Importers can benefit by importing goods from countries with which Canada has free trade agreements (FTAs), because goods imported from these FTA countries may not be subject to tariffs. Canada has free trade agreements in force with more than 10 countries and has begun negotiations with more than 60 others, including some of the world’s key markets.

If you are importing from non-FTA countries and you will be using these imports as manufacturing inputs, you will be able to benefit from planned reductions in tariffs on these items: the Government of Canada has committed to eliminating all remaining tariffs on manufacturing inputs and machinery and equipment used for manufacturing by 2015. Canada will be the first tariff-free country for industrial manufacturers among the 20 major economies around the world (G-20).

Who can help?

Government of Canada services and agencies

The Government of Canada offers a number of services through its departments and agencies to help you import from a foreign market.

Thinking of investing abroad?

The Government of Canada has pledged to support Canadian firms like yours as they pursue opportunities in the global marketplace. Whether you are looking into business mergers, acquisitions, partnerships, joint ventures or expanding operations abroad, resources are available to help you maximize your opportunities.

What is Canadian direct investment abroad?

Canadian direct investment abroad (CDIA) is where a Canadian company owns more than 10 percent of a foreign enterprise and can influence its management. A Canadian firm can directly invest abroad in a variety of ways. Examples include setting up operations abroad and outsourcing, acquiring a foreign enterprise, entering a merger or other sort of alliance with a foreign enterprise, or setting up a joint venture with a foreign enterprise.

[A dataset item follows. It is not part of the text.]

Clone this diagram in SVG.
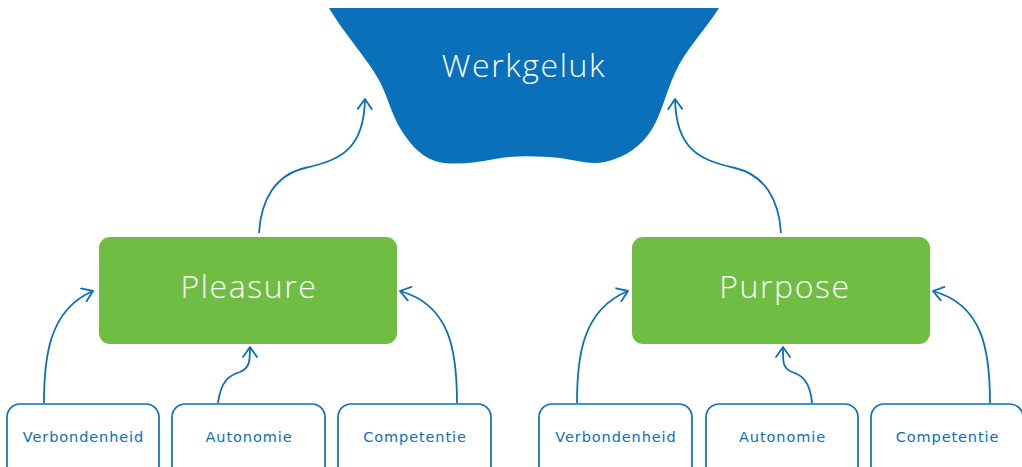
<svg xmlns="http://www.w3.org/2000/svg" width="1022" height="467" viewBox="0 0 1022 467">
<style>
.big{font-family:"Open Sans","DejaVu Sans",sans-serif;font-weight:300;fill:#ffffff;text-anchor:middle;letter-spacing:1.6px}
.green{fill:#70BD44}
.small{fill:#ffffff;stroke:#0A70BA;stroke-width:1.7}
.lbl{font-family:"DejaVu Sans","Liberation Sans",sans-serif;font-size:14.5px;fill:#0A70BA;text-anchor:middle;letter-spacing:0.9px}
.conn{fill:none;stroke:#0A70BA;stroke-width:1.8;marker-end:url(#arr)}
</style>
<defs>
<marker id="arr" viewBox="0 0 12 16" refX="11" refY="8" markerWidth="12" markerHeight="16" markerUnits="userSpaceOnUse" orient="auto">
<path d="M1,1 L11,8 L1,15" fill="none" stroke="#0A70BA" stroke-width="1.8" stroke-linecap="round" stroke-linejoin="round"/>
</marker>
</defs>
<rect width="1022" height="467" fill="#ffffff"/>
<g id="werkgeluk">
<path d="M329,8 L719,8 C705,30 685,50 675,73 C665,95 660,120 648,135 C635,152 620,158 605,162 C590,165 575,160 560,158 C540,156 515,155 495,159 C475,163 450,166 435,161 C418,155 408,141 400,128 C392,115 388,98 380,82 C370,62 345,35 329,8 Z" fill="#0A70BA"/>
<text class="big" x="524" y="77" font-size="32">Werkgeluk</text>
</g>
<g id="pleasure">
<rect class="green" x="99" y="237" width="298" height="107" rx="11"/>
<text class="big" x="249" y="298" font-size="32">Pleasure</text>
</g>
<g id="purpose">
<rect class="green" x="632" y="237" width="298" height="107" rx="11"/>
<text class="big" x="785" y="298" font-size="32">Purpose</text>
</g>
<g id="verbondenheid1"><rect class="small" x="7" y="404" width="152" height="80" rx="13"/><text class="lbl" x="83.5" y="442">Verbondenheid</text></g>
<g id="autonomie1"><rect class="small" x="172" y="404" width="153" height="80" rx="13"/><text class="lbl" x="249" y="442">Autonomie</text></g>
<g id="competentie1"><rect class="small" x="338" y="404" width="153" height="80" rx="13"/><text class="lbl" x="415" y="442">Competentie</text></g>
<g id="verbondenheid2"><rect class="small" x="539" y="404" width="153" height="80" rx="13"/><text class="lbl" x="616" y="442">Verbondenheid</text></g>
<g id="autonomie2"><rect class="small" x="706" y="404" width="152" height="80" rx="13"/><text class="lbl" x="782.5" y="442">Autonomie</text></g>
<g id="competentie2"><rect class="small" x="871" y="404" width="152" height="80" rx="13"/><text class="lbl" x="947.5" y="442">Competentie</text></g>
<g id="connectors">
<path class="conn" d="M259,233 C261,200 275,175 305,168 C340,160 364,150 365,99"/>
<path class="conn" d="M781,233 C779,200 765,175 735,168 C700,160 676,150 675,99"/>
<path class="conn" d="M44,403 C44,360 48,310 93,291"/>
<path class="conn" d="M218,403 C221,380 230,375 240,372 C250,368 250,360 250,347"/>
<path class="conn" d="M457,403 C457,350 450,305 400,291"/>
<path class="conn" d="M577,403 C577,360 581,310 628,291"/>
<path class="conn" d="M812,403 C810,380 801,375 792,372 C782,368 783,360 783,347"/>
<path class="conn" d="M990,403 C990,350 983,305 933,291"/>
</g>
</svg>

These types of investments are typically long-term.

Why invest abroad?

Business is going global. To keep up in the global marketplace, many companies are considering investing abroad as another way to remain competitive and relevant in today’s economy: such investments are a key to securing greater market access. By investing abroad, a company can avoid foreign tariff barriers, enhance business networks and partnerships, and gain better access to new technologies and resources, which is especially important in the extractive sectors. It also increases brand recognition for a company and for Canada.

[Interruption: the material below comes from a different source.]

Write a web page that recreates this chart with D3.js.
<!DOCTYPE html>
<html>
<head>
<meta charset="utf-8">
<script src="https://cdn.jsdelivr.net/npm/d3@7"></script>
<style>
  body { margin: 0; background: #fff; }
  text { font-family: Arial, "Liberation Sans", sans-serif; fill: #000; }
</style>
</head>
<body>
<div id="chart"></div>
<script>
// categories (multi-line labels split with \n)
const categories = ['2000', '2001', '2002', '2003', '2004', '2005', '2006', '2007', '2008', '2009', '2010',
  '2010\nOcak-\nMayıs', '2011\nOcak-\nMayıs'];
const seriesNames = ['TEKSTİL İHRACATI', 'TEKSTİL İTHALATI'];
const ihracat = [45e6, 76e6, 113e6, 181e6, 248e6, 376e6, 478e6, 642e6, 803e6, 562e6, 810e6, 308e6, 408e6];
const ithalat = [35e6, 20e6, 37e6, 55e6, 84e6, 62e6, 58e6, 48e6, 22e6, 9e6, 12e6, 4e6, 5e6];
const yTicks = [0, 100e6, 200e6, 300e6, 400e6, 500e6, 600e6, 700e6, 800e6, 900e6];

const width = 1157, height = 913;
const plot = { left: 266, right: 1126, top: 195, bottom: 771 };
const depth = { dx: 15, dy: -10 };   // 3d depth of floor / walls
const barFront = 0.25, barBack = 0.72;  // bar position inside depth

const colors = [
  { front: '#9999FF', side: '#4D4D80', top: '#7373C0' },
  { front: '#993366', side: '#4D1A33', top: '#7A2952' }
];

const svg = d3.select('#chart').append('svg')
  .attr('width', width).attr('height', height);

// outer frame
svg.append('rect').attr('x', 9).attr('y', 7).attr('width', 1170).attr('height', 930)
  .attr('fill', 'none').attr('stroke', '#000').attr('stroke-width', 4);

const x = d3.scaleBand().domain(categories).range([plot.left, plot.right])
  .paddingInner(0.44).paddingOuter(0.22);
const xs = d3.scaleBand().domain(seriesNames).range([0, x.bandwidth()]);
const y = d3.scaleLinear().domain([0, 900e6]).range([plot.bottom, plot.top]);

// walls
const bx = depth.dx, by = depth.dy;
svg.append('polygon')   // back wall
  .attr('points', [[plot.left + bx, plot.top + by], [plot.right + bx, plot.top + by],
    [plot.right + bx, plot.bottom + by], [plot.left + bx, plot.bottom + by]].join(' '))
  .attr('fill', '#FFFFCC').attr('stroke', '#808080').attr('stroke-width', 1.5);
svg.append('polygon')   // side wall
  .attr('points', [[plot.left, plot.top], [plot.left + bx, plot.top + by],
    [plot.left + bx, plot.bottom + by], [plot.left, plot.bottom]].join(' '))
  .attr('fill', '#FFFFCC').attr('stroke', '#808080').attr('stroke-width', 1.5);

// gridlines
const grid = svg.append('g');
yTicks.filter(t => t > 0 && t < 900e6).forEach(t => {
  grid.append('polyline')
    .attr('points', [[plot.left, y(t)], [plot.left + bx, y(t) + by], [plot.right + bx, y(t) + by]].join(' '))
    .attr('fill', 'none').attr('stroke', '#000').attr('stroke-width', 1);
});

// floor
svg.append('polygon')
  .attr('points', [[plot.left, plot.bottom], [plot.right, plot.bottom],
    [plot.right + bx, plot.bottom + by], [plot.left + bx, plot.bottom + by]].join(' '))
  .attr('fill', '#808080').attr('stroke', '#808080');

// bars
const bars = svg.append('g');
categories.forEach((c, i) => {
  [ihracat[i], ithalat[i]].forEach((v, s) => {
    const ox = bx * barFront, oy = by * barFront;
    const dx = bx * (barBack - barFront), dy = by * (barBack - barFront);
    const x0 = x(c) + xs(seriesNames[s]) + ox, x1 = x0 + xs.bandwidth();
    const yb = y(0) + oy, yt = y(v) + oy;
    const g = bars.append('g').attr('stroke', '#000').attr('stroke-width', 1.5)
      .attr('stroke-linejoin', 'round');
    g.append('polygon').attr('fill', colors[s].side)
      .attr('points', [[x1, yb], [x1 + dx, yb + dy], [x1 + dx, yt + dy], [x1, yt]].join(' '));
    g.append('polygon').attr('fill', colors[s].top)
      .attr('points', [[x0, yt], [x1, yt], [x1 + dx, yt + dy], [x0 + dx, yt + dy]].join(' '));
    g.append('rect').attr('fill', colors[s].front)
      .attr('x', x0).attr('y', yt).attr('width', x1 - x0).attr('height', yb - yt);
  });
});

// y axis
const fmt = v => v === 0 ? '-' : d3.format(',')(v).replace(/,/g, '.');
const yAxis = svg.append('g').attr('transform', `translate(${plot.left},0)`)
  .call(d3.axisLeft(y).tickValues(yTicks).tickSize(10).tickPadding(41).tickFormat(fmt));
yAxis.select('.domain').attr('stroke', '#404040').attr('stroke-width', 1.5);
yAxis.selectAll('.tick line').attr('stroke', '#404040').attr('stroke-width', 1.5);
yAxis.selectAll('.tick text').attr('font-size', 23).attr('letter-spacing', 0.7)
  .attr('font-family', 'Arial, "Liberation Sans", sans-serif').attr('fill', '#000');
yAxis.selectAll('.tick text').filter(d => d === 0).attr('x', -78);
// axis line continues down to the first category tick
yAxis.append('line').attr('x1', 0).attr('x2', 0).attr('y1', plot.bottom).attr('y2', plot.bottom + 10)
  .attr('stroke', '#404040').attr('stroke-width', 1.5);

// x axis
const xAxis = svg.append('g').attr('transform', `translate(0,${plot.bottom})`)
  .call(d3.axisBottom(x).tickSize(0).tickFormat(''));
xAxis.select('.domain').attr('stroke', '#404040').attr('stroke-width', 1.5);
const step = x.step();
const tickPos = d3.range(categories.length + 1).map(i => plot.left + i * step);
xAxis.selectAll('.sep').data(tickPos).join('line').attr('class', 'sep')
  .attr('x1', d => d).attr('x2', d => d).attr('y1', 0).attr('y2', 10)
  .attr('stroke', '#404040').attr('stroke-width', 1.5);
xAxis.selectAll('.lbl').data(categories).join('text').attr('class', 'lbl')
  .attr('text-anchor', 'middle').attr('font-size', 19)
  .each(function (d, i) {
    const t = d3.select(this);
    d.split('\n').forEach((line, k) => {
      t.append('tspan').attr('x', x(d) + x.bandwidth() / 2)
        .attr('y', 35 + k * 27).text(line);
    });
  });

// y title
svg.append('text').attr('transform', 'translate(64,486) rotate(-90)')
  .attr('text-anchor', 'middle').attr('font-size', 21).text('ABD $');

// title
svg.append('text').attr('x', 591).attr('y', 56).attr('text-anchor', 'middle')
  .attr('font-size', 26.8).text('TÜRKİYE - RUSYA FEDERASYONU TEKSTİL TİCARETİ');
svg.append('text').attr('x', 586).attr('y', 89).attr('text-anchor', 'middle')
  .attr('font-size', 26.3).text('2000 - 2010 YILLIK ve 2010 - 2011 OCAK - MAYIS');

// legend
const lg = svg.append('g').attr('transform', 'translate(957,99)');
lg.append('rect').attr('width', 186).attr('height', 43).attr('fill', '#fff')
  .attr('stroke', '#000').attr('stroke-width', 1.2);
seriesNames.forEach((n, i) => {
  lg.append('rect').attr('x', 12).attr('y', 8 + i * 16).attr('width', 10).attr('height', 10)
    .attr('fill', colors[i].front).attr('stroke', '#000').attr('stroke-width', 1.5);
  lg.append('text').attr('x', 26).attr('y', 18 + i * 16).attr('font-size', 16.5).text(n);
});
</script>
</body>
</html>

Your company’s direct investments abroad will do more than benefit your company: they will also contribute to the health of the Canadian economy. Every dollar invested abroad generates up to two additional dollars of exports at home.

Where to begin?

Successful investing abroad begins with a solid international business development strategy that outlines clear objectives and outcomes. Canadian companies that are performing strongly at home and have clear direction benefit the most from direct investment abroad. The international business development strategy should identify what products or services you offer, your industry sector, the type of investment you want to make, and the market you wish to invest in. As you develop the strategy, be sure to factor in the investment regulations of the destination country: some markets are friendlier to foreign investment than others.

Choosing a market

The Government of Canada has concluded and brought into force foreign investment promotion and protection agreements (FIPAs) with over 30 countries (Hyperlink to Map) to make investing abroad safer and more predictable. Whether you are choosing a market because of existing connections or have simply heard about its economic advantages and opportunities, FIPAs can benefit you.

Who can help?

Investment promotion agencies abroad

Investment promotion agencies provide a range of services for foreign companies looking to invest in their country. For example, they can provide information on site locations, taxes, logistics and sources of financing, as well as on other resources designed to help the potential foreign investor. The agencies can also offer information on the benefits of investing in a particular country and on viable business opportunities there. Most countries have investment promotion agencies. Be sure to explore these country-specific resources and discover your opportunities abroad. A good place to start is the membership list on the World Association of Investment Promotion Agencies website.